Give back the exact lines spanning from the line with "Emit a Python" to the line with "markersize=2.2, clip_on=False, zorder=3)", with both of those lines included and no others.

# ENTRIES SHOWN
****
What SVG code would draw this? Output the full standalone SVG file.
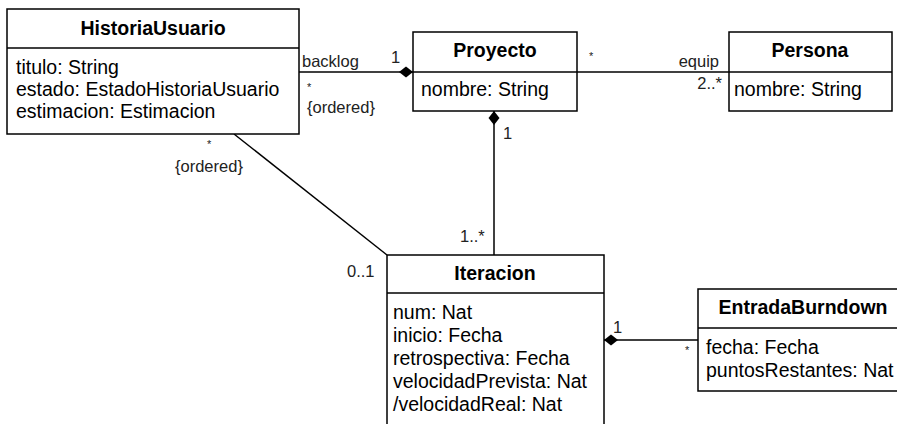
****
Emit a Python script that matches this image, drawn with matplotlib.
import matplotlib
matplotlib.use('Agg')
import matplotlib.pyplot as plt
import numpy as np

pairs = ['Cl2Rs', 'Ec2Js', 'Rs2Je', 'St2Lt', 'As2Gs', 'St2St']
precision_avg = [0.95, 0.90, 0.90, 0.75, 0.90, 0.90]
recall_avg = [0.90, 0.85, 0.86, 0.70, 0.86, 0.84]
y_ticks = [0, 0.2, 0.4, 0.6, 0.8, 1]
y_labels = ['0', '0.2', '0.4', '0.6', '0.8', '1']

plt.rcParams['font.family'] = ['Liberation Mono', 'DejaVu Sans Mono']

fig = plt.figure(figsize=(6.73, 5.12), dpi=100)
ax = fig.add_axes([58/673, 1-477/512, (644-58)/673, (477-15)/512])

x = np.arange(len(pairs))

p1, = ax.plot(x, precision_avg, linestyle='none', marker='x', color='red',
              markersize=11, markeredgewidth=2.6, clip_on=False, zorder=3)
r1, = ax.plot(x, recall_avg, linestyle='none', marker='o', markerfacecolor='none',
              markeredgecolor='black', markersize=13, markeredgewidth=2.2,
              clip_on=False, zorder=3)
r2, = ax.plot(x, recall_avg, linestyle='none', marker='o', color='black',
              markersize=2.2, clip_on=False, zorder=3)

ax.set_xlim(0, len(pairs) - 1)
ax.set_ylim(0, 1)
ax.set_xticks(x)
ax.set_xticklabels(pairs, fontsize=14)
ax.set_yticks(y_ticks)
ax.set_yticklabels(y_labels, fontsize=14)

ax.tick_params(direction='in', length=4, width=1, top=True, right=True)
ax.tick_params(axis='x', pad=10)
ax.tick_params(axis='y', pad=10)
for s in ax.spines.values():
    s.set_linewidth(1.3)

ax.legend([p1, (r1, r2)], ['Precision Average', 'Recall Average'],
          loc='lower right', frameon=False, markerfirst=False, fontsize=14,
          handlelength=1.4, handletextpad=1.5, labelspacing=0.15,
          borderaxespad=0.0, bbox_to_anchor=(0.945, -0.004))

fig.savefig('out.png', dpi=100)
****
# IN RESPONSE
Emit a Python script that matches this image, drawn with matplotlib.
import matplotlib
matplotlib.use('Agg')
import matplotlib.pyplot as plt
import numpy as np

pairs = ['Cl2Rs', 'Ec2Js', 'Rs2Je', 'St2Lt', 'As2Gs', 'St2St']
precision_avg = [0.95, 0.90, 0.90, 0.75, 0.90, 0.90]
recall_avg = [0.90, 0.85, 0.86, 0.70, 0.86, 0.84]
y_ticks = [0, 0.2, 0.4, 0.6, 0.8, 1]
y_labels = ['0', '0.2', '0.4', '0.6', '0.8', '1']

plt.rcParams['font.family'] = ['Liberation Mono', 'DejaVu Sans Mono']

fig = plt.figure(figsize=(6.73, 5.12), dpi=100)
ax = fig.add_axes([58/673, 1-477/512, (644-58)/673, (477-15)/512])

x = np.arange(len(pairs))

p1, = ax.plot(x, precision_avg, linestyle='none', marker='x', color='red',
              markersize=11, markeredgewidth=2.6, clip_on=False, zorder=3)
r1, = ax.plot(x, recall_avg, linestyle='none', marker='o', markerfacecolor='none',
              markeredgecolor='black', markersize=13, markeredgewidth=2.2,
              clip_on=False, zorder=3)
r2, = ax.plot(x, recall_avg, linestyle='none', marker='o', color='black',
              markersize=2.2, clip_on=False, zorder=3)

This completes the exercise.